La promozione dei vini locali passa anche attraverso il consumo che, in primis, ne fanno gli irpini. In casa come nei locali pubblici. Ultimamente nei supermercati è possibile trovare bottiglie, anche di vini Docg, che non superano i tre euro. Cosa bisogna attendersi quando si stappano queste bottiglie? E, poi, c’è il rischio che vini qualitativamente non eccellenti finiscano in ristoranti e vinerie per essere serviti, magari spacciati per grandi vini, al bicchiere?

“Io parto dal presupposto che il mondo del vino, in tutta la sua filiera, è fondamentalmente onesto. D’altronde, i prezzi delle Docg sono abbastanza noti per cui è difficile che possano generarsi confusioni. Un Taurasi o un Barolo hanno una loro chiara riconoscibilità. Già diverso è il discorso che riguarda il mercato Igt e di tutti quei prodotti unificati sotto il marchio Dop. E’ evidente che esiste Aglianico e Aglianico, Rosso di Montalcino e Rosso di Montalcino. I vini, per la distribuzione, seguono linee e circuiti differenti, per cui un vino da grande distribuzione è diverso da quello che entra nei circuiti horeca o addirittura nei circuiti più ristretti, di quelli che in Francia chiamano negociant.
Non vi è dubbio che possano esserci situazioni poco controllabili ma le aziende lo hanno capito e sono molto attente a non cadere in pericolose trappole.
Certo, se poi ci si trova di fronte ad un commerciante disonesto c’è poco da fare. Ecco perchè io suggerisco sempre, a chi abbia voglia di bere un buon vino, di preferire la bottiglia al singolo bicchiere. Almeno si è sicuri di non cadere in tranelli”.
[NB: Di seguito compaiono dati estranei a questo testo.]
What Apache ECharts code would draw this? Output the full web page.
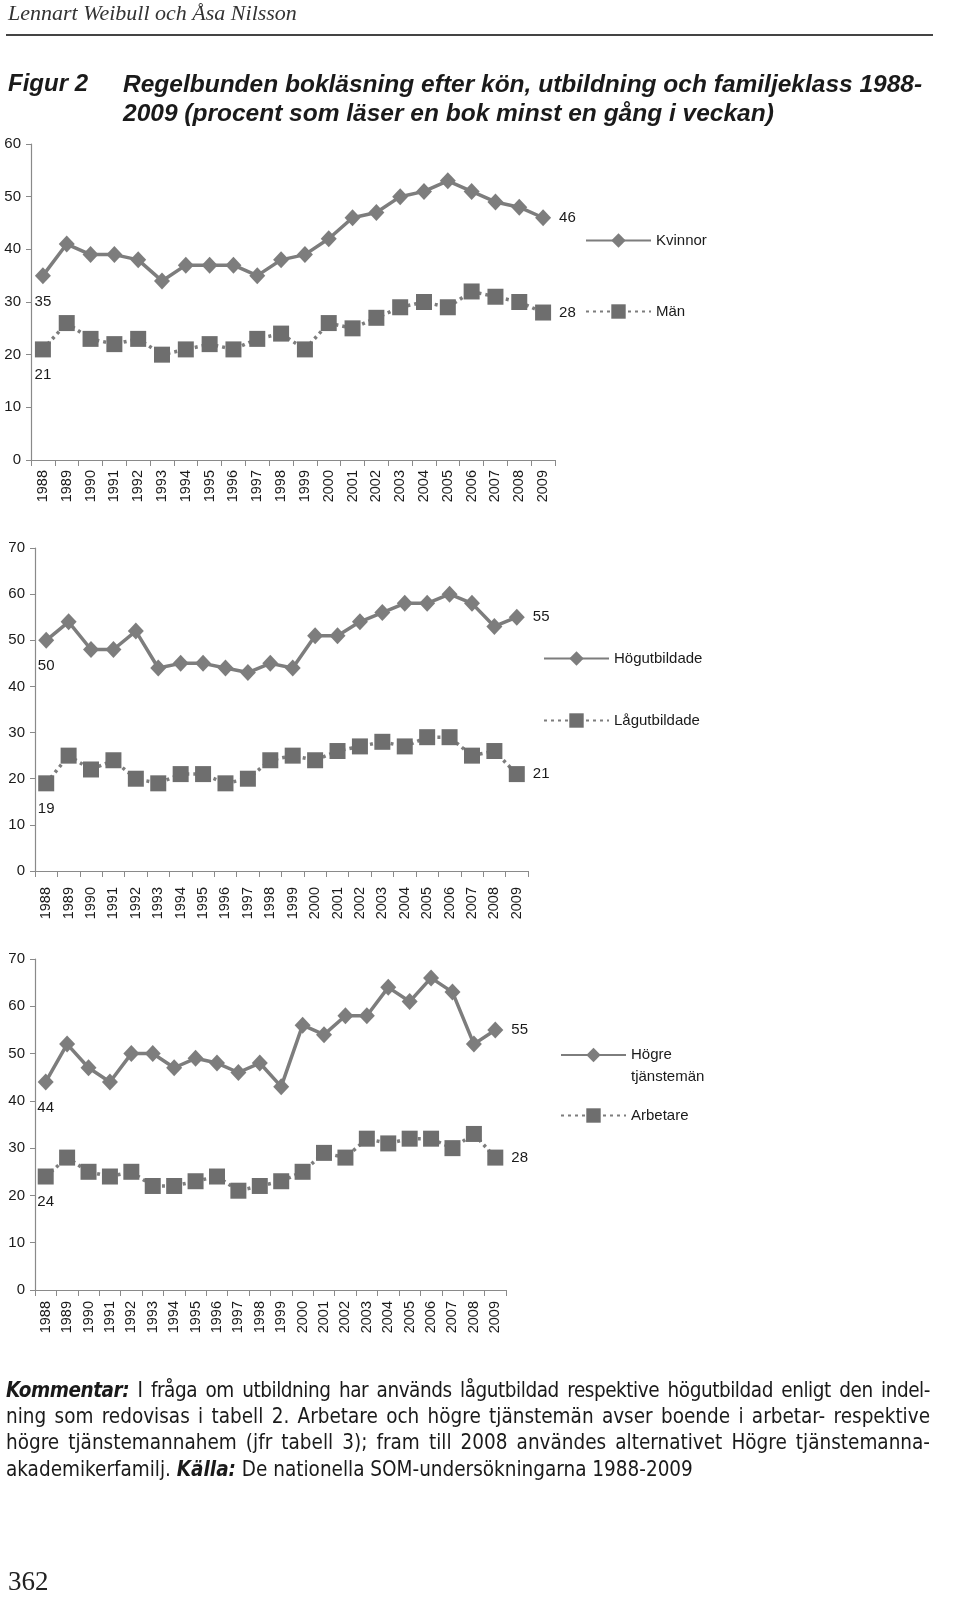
<!DOCTYPE html>
<html>
<head>
<meta charset="utf-8">
<script src="https://cdn.jsdelivr.net/npm/echarts@6/dist/echarts.min.js"></script>
<style>
  html, body { margin:0; padding:0; background:#fff; }
  #page { position:relative; width:960px; height:1609px; overflow:hidden; }
  #chart { position:absolute; left:0; top:0; width:960px; height:1609px; }
  .txt { position:absolute; color:#1a1a1a; }
  #author { left:8px; top:0px; font-family:"Liberation Serif","DejaVu Serif",serif; font-style:italic; font-size:22px; color:#333; }
  #rule { position:absolute; left:6px; top:34px; width:927px; height:2px; background:#444; }
  #fig { left:8px; top:69px; font-family:"Liberation Sans","Arial",sans-serif; font-weight:bold; font-style:italic; font-size:24px; }
  #title { left:123px; top:69px; width:830px; font-family:"Liberation Sans","Arial",sans-serif; font-weight:bold; font-style:italic; font-size:24.5px; line-height:29px; }
  #comment { left:6px; top:1377px; width:924px; font-family:"DejaVu Sans Condensed","Liberation Sans",sans-serif; font-size:20.5px; line-height:26.2px; }
  #comment div { white-space:nowrap; text-align:justify; text-align-last:justify; }
  #comment div.first { letter-spacing:-0.45px; }
  #comment div.last { text-align-last:left; }
  #comment b { font-style:italic; }
  #pageno { left:8px; top:1566px; font-family:"Liberation Serif","DejaVu Serif",serif; font-size:27px; color:#222; }
</style>
</head>
<body>
<div id="page">
  <div id="chart"></div>
  <div id="author" class="txt">Lennart Weibull och Åsa Nilsson</div>
  <div id="rule"></div>
  <div id="fig" class="txt">Figur 2</div>
  <div id="title" class="txt">Regelbunden bokläsning efter kön, utbildning och familjeklass 1988-<br>2009 (procent som läser en bok minst en gång i veckan)</div>
  <div id="comment" class="txt">
    <div class="first"><b>Kommentar:</b> I fråga om utbildning har används lågutbildad respektive högutbildad enligt den indel-</div>
    <div>ning som redovisas i tabell 2. Arbetare och högre tjänstemän avser boende i arbetar- respektive</div>
    <div>högre tjänstemannahem (jfr tabell 3); fram till 2008 användes alternativet Högre tjänstemanna-</div>
    <div class="last">akademikerfamilj. <b>Källa:</b> De nationella SOM-undersökningarna 1988-2009</div>
  </div>
  <div id="pageno" class="txt">362</div>
</div>
<script>
const years = ['1988','1989','1990','1991','1992','1993','1994','1995','1996','1997','1998','1999','2000','2001','2002','2003','2004','2005','2006','2007','2008','2009'];
const kvinnor = [35,41,39,39,38,34,37,37,37,35,38,39,42,46,47,50,51,53,51,49,48,46];
const man = [21,26,23,22,23,20,21,22,21,23,24,21,26,25,27,29,30,29,32,31,30,28];
const hogutbildade = [50,54,48,48,52,44,45,45,44,43,45,44,51,51,54,56,58,58,60,58,53,55];
const lagutbildade = [19,25,22,24,20,19,21,21,19,20,24,25,24,26,27,28,27,29,29,25,26,21];
const hogreTjansteman = [44,52,47,44,50,50,47,49,48,46,48,43,56,54,58,58,64,61,66,63,52,55];
const arbetare = [24,28,25,24,25,22,22,23,24,21,22,23,25,29,28,32,31,32,32,30,33,28];
const yMax = [60, 70, 70];

const LINE = '#7d7d7d';
const MARK = '#6e6e6e';
const FONT = '"Liberation Sans", Arial, sans-serif';

function withEndLabels(arr) {
  const n = arr.length;
  return arr.map((v, i) => {
    if (i === 0) return { value: v, label: { show: true, position: 'bottom', distance: 10 } };
    if (i === n - 1) return { value: v, label: { show: true, position: 'right', distance: 8 } };
    return v;
  });
}

const grids = [
  { left: 31, top: 144, width: 524, height: 316 },
  { left: 35, top: 548, width: 493, height: 323 },
  { left: 35, top: 959, width: 471, height: 331 }
];
const labelMargins = [10, 16, 11];

const xAxes = grids.map((g, i) => ({
  type: 'category', gridIndex: i, data: years, boundaryGap: true,
  axisLine: { lineStyle: { color: '#8a8a8a', width: 1.2 } },
  axisTick: { show: true, length: 6, lineStyle: { color: '#8a8a8a' } },
  axisLabel: { rotate: 90, interval: 0, margin: labelMargins[i], fontSize: 14.5, color: '#1a1a1a', fontFamily: FONT }
}));
const yAxes = grids.map((g, i) => ({
  type: 'value', gridIndex: i, min: 0, max: yMax[i], interval: 10,
  splitLine: { show: false },
  axisLine: { show: true, lineStyle: { color: '#8a8a8a', width: 1.2 } },
  axisTick: { show: true, length: 5, lineStyle: { color: '#8a8a8a' } },
  axisLabel: { margin: 10, fontSize: 15, color: '#1a1a1a', fontFamily: FONT }
}));

function solid(name, data, idx) {
  return {
    name, type: 'line', xAxisIndex: idx, yAxisIndex: idx, data: withEndLabels(data),
    symbol: 'diamond', symbolSize: [16, 17],
    lineStyle: { color: LINE, width: 3.5 },
    itemStyle: { color: LINE },
    label: { show: false, fontSize: 15, color: '#1a1a1a', fontFamily: FONT },
    animation: false, z: 3
  };
}
function dotted(name, data, idx) {
  return {
    name, type: 'line', xAxisIndex: idx, yAxisIndex: idx, data: withEndLabels(data),
    symbol: 'rect', symbolSize: 16,
    lineStyle: { color: LINE, width: 3.5, type: [3, 4] },
    itemStyle: { color: MARK },
    label: { show: false, fontSize: 15, color: '#1a1a1a', fontFamily: FONT },
    animation: false, z: 2
  };
}

const legendBase = {
  orient: 'vertical', itemWidth: 65, itemHeight: 18,
  textStyle: { fontSize: 15, color: '#1a1a1a', fontFamily: FONT },
  selectedMode: false
};

const option = {
  backgroundColor: '#fff',
  animation: false,
  grid: grids,
  xAxis: xAxes,
  yAxis: yAxes,
  legend: [
    Object.assign({}, legendBase, { left: 580, top: 228, itemGap: 56, data: ['Kvinnor', 'Män'] }),
    Object.assign({}, legendBase, { left: 538, top: 646, itemGap: 47, data: ['Högutbildade', 'Lågutbildade'] }),
    Object.assign({}, legendBase, { left: 555, top: 1017, data: ['Högre tjänstemän'],
      formatter: () => '\u00a0\nHögre\ntjänstemän',
      textStyle: { fontSize: 15, color: '#1a1a1a', fontFamily: FONT, lineHeight: 22 } }),
    Object.assign({}, legendBase, { left: 555, top: 1103, data: ['Arbetare'] })
  ],
  series: [
    solid('Kvinnor', kvinnor, 0),
    dotted('Män', man, 0),
    solid('Högutbildade', hogutbildade, 1),
    dotted('Lågutbildade', lagutbildade, 1),
    solid('Högre tjänstemän', hogreTjansteman, 2),
    dotted('Arbetare', arbetare, 2)
  ]
};

const chart = echarts.init(document.getElementById('chart'), null, { renderer: 'canvas' });
chart.setOption(option);
</script>
</body>
</html>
Quali sono i prossimi appuntamenti programmati dall’Ais di Avellino?

“Intanto proseguiremo i nostri corsi, poi ci saranno le prove d’esame per i nuovi 60 sommelier che hanno concluso il corso di I livello. A febbraio comincerà anche il corso di II livello. Dopo l’estate prenderanno il via i nuovi corsi. In programma c’è anche l’organizzazione di una degustazione di un grande bianco irpino. Tra le iniziative a cui stiamo lavorando ve ne è una sui profumi del vino, con gli studenti della facoltà di Enologia, ed un’altra che sarà incentrata sulle differenze tra i vini rispetto al trascorrere del tempo”.